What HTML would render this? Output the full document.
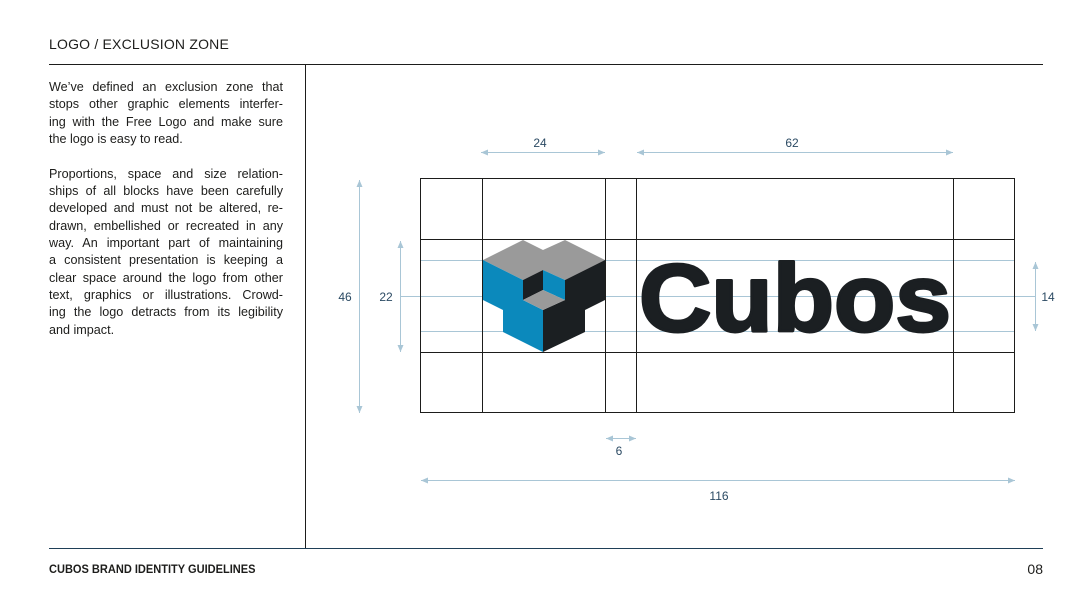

□ □ □ □ □

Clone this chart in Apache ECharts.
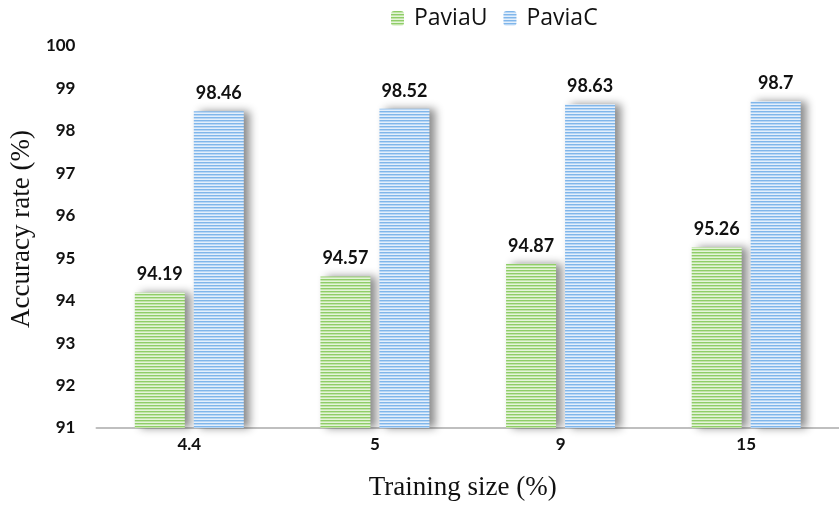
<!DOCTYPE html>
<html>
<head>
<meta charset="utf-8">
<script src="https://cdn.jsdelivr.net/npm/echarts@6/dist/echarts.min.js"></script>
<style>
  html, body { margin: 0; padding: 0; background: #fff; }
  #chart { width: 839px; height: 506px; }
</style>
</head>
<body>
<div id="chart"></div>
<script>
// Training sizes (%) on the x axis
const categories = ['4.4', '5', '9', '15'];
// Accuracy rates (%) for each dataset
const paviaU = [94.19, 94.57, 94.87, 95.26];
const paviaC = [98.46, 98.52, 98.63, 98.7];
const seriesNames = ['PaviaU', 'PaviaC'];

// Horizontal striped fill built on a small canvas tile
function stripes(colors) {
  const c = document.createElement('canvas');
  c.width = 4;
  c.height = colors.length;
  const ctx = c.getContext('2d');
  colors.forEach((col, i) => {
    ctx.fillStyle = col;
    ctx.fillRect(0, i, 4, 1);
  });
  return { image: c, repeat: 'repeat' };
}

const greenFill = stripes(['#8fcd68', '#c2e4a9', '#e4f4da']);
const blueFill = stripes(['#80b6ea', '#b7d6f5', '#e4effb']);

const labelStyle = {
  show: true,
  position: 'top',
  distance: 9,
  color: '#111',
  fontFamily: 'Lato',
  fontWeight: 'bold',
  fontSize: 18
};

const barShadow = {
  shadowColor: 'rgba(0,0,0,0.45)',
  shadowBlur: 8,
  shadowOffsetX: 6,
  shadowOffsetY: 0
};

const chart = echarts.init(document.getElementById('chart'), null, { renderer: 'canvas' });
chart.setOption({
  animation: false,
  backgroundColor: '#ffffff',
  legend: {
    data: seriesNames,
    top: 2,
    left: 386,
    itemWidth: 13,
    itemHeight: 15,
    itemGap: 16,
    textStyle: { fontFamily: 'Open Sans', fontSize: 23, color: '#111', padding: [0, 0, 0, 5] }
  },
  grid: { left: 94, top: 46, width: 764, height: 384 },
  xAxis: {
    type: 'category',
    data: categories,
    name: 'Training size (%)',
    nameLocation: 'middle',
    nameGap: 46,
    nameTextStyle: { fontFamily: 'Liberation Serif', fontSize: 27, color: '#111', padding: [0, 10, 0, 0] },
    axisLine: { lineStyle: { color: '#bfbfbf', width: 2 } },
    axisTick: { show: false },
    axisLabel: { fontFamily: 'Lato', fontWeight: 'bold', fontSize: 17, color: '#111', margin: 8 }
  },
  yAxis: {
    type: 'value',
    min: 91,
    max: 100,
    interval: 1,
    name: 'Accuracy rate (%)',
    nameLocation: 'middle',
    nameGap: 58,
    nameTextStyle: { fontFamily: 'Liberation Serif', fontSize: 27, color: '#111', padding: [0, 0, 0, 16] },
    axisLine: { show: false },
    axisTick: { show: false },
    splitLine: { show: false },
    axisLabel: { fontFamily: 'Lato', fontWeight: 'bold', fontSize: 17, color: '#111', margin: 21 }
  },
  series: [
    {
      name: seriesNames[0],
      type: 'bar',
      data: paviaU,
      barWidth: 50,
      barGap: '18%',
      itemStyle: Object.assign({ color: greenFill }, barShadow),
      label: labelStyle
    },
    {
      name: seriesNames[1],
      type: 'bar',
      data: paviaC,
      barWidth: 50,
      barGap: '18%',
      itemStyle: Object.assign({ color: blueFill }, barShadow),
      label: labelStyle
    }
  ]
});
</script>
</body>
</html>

□ □ □ □ □

— What is required —
Reproduce each line of the entries in which the word "document" is found.

— Final answer —
What HTML would render this? Output the full document.
  const c = document.createElement('canvas');
const chart = echarts.init(document.getElementById('chart'), null, { renderer: 'canvas' });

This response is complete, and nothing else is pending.